Piffaro co-directors Joan Kimball and Robert Wiemken surrounded Crecquillon’s polyphonic choral writing for the Ordinary of the Latin Mass with instrumental processionals and recessionals plus vocal and choral chants and motets from the period. These evoked the simple yet delightful celebrations of Christ’s birth as it might have been marked in the smaller parishes throughout France, at the time dubbed the “Eldest Daughter of Holy Mother Church.”

The Mass is nothing short of a masterpiece. Crecquillon’s balance between unaccompanied sections and those with instrumental accompaniment was inspired by the text itself and therefore absolutely right on the mark without fail. His use of polyphonic developmental techniques to enhance the music’s expressivity projected the meaning of the words far beyond that which any translation could have achieved. And the music itself is supple yet solid, delicate yet strong. It unfolded Saturday evening like the flow of an unencumbered river.

Les Canards Chantants performed it beautifully. Soprano Molly Netter, alto Robin Bier, tenors Michael Jones and Bradley King, and bass Graham Bier sang with tones that were individually beguiling and immaculately blended as an ensemble. Their renditions of the program’s other works were no less memorable. Most notable was the lyricism of their phrasing.

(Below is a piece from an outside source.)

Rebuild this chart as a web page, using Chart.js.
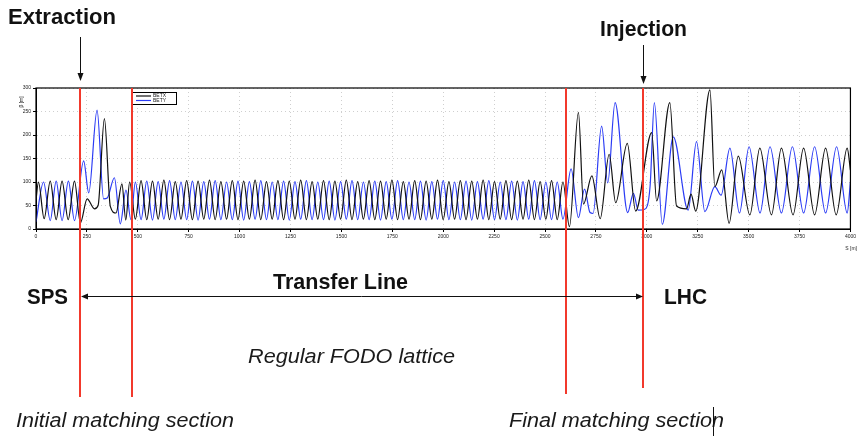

Of course, their singing did not approximate the sound of a choir of men and boys, which would have been the norm at the time. Les Canards Chantants’ individual and ensemble vocal colors were full-throated, even during the most lightly voiced of measures, rather than the timbre of ethereal fragility of boy trebles. Still, they sang with stylish authenticity.

The six members of Piffaro played their dazzling array of period instruments with the technical prowess and interpretive artistry that has become the hallmark of their concerts. In their hands, the playing reached far beyond merely evoking the music of a bygone century. It truly called back to life the society that produced that repertoire and the people who lived their lives with its sounds in their ears and hearts. There was nothing of the museum about the playing and the singing. Each piece danced with fervor and sang with vitality. This was the music of people whose lives may not have been easy but that throbbed with passion.